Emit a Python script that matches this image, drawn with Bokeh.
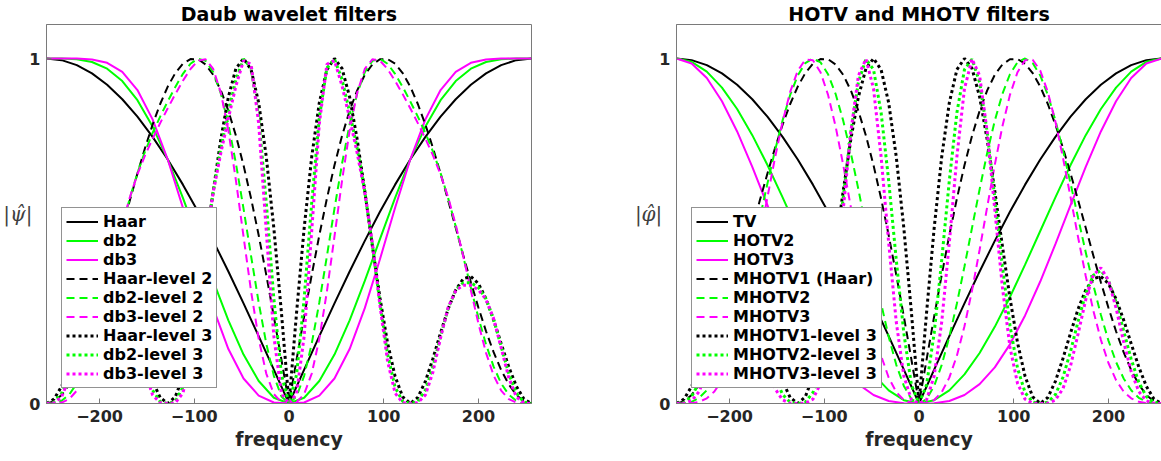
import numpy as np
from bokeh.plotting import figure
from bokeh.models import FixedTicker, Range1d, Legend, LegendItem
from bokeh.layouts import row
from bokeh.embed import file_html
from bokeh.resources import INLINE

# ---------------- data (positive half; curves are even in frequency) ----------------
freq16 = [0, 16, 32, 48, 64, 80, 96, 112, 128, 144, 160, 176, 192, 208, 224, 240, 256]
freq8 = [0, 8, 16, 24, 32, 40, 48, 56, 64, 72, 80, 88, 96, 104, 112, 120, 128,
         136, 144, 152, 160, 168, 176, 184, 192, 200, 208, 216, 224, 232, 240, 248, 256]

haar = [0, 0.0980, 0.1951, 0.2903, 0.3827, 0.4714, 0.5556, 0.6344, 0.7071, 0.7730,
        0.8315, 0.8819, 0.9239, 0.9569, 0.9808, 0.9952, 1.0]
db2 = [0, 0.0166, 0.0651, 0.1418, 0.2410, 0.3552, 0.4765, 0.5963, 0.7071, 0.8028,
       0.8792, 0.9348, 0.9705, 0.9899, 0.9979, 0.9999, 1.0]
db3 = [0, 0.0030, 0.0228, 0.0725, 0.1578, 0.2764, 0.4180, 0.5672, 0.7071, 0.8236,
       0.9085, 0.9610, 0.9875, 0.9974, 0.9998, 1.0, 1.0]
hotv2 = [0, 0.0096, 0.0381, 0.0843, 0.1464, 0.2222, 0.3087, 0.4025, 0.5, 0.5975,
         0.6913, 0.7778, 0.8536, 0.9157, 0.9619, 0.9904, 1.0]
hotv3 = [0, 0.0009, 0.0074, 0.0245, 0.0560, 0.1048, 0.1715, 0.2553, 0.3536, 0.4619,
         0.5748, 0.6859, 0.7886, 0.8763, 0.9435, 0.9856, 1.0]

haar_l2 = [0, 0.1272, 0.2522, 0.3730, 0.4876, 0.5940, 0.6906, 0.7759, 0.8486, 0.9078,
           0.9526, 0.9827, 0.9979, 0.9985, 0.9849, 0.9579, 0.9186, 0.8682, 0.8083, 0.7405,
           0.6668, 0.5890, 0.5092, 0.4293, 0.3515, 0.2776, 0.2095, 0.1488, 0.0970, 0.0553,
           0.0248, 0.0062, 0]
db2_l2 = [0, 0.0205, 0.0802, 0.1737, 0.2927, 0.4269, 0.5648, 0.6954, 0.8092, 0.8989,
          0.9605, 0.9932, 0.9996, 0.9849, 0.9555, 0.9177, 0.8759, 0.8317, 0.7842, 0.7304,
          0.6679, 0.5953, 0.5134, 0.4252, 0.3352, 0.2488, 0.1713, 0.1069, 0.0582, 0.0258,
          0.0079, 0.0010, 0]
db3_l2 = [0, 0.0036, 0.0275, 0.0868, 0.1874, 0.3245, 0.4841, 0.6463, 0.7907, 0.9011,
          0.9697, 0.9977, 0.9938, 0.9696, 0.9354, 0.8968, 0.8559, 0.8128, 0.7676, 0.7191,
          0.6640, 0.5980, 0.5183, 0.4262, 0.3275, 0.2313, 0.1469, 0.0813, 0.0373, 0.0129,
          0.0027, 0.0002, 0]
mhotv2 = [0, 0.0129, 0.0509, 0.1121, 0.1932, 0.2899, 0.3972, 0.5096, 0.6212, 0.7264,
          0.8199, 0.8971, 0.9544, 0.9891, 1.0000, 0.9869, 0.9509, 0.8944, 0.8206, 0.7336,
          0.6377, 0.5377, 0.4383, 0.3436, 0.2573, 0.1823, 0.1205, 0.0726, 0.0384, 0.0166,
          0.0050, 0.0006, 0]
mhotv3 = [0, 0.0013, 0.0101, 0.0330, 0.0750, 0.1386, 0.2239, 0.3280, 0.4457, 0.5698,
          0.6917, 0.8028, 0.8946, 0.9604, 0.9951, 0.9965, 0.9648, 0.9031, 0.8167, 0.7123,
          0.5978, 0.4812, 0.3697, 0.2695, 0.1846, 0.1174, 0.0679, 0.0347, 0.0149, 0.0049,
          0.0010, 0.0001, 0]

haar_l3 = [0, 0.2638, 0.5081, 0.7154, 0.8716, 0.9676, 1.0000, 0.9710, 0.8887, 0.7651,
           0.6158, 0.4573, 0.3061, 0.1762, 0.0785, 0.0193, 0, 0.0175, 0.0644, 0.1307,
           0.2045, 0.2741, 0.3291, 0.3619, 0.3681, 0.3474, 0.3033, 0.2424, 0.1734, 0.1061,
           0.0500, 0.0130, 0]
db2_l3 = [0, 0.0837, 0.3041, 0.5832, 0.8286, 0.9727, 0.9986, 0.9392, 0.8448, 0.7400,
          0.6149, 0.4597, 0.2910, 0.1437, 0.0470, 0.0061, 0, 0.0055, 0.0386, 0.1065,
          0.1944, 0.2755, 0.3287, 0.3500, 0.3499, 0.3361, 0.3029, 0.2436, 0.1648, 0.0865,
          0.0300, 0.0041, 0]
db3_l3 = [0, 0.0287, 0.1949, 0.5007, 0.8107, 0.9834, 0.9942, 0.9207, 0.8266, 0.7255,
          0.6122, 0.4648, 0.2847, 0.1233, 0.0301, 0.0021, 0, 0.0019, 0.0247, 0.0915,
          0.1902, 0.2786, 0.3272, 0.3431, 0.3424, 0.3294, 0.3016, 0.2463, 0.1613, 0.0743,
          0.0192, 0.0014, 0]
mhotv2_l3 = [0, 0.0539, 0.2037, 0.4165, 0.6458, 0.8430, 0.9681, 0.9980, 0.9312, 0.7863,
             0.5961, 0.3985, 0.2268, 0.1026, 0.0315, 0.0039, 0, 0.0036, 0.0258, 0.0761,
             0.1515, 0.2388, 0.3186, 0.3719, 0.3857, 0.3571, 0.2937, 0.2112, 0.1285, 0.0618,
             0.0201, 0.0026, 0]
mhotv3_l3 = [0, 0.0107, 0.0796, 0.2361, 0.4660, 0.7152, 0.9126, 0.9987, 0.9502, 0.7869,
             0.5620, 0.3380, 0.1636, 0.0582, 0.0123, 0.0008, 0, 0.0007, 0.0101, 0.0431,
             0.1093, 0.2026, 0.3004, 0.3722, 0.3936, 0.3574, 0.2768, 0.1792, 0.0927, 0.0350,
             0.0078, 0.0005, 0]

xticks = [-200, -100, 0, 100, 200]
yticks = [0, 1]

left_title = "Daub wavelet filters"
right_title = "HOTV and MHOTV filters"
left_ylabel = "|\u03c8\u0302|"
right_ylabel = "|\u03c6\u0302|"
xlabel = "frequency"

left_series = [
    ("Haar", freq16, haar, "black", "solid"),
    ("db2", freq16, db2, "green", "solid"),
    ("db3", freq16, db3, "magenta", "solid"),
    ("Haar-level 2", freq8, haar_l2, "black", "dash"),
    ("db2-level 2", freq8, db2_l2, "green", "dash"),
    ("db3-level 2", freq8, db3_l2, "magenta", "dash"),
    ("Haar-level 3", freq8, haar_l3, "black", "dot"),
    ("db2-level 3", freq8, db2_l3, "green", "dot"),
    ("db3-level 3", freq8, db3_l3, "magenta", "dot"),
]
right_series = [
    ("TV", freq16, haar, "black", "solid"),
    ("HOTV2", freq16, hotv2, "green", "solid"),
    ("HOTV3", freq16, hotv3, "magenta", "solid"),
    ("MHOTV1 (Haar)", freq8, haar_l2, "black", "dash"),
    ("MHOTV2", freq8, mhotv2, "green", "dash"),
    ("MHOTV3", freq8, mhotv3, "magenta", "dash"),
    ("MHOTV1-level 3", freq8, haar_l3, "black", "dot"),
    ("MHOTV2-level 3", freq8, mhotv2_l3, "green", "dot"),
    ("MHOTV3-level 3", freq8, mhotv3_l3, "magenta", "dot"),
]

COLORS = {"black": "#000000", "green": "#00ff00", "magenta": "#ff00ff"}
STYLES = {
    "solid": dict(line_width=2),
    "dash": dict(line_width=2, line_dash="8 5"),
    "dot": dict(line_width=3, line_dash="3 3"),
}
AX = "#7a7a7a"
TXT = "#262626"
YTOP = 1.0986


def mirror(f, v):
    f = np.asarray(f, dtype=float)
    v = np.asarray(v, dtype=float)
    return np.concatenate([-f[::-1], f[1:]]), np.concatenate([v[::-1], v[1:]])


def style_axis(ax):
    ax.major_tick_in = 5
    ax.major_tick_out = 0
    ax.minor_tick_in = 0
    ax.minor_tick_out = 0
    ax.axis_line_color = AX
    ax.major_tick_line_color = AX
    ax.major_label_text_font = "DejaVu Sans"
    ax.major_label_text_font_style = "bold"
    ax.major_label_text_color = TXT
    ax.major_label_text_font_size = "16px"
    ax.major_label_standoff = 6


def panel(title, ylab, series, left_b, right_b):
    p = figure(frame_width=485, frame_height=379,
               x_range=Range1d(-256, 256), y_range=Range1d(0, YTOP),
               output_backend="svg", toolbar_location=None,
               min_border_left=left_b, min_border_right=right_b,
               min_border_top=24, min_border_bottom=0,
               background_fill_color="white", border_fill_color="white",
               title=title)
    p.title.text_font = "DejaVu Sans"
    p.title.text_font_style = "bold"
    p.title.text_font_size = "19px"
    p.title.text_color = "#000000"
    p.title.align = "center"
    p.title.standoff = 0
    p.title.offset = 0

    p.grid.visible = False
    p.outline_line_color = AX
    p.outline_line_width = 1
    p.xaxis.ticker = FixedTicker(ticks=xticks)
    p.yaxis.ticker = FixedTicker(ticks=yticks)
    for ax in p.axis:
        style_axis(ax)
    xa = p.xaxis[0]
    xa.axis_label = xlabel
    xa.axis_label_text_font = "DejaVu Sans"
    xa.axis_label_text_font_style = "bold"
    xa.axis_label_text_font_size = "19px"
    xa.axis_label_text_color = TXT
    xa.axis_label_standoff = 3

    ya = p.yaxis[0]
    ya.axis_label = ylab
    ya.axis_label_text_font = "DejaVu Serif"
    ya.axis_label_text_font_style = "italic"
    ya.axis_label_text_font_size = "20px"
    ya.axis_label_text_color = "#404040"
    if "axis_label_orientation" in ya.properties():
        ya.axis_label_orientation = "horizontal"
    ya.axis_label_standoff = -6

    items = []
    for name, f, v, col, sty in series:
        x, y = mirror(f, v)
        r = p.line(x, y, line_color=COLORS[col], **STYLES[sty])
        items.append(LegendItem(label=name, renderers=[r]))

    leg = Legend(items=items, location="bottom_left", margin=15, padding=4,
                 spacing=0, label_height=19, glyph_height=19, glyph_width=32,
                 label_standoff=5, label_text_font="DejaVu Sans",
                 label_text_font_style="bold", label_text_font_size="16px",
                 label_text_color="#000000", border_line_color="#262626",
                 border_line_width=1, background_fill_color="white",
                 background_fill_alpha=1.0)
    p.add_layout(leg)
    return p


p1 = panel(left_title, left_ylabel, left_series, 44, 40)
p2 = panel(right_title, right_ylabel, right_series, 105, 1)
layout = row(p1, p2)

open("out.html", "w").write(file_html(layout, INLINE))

========

• REQUIREMENTS
Your task is to return the lines above, from the first one up to and including the line containing "240, 248, 256]", minus any pictures.

• RESPONSE TO THIS TASK
Emit a Python script that matches this image, drawn with Bokeh.
import numpy as np
from bokeh.plotting import figure
from bokeh.models import FixedTicker, Range1d, Legend, LegendItem
from bokeh.layouts import row
from bokeh.embed import file_html
from bokeh.resources import INLINE

# ---------------- data (positive half; curves are even in frequency) ----------------
freq16 = [0, 16, 32, 48, 64, 80, 96, 112, 128, 144, 160, 176, 192, 208, 224, 240, 256]
freq8 = [0, 8, 16, 24, 32, 40, 48, 56, 64, 72, 80, 88, 96, 104, 112, 120, 128,
         136, 144, 152, 160, 168, 176, 184, 192, 200, 208, 216, 224, 232, 240, 248, 256]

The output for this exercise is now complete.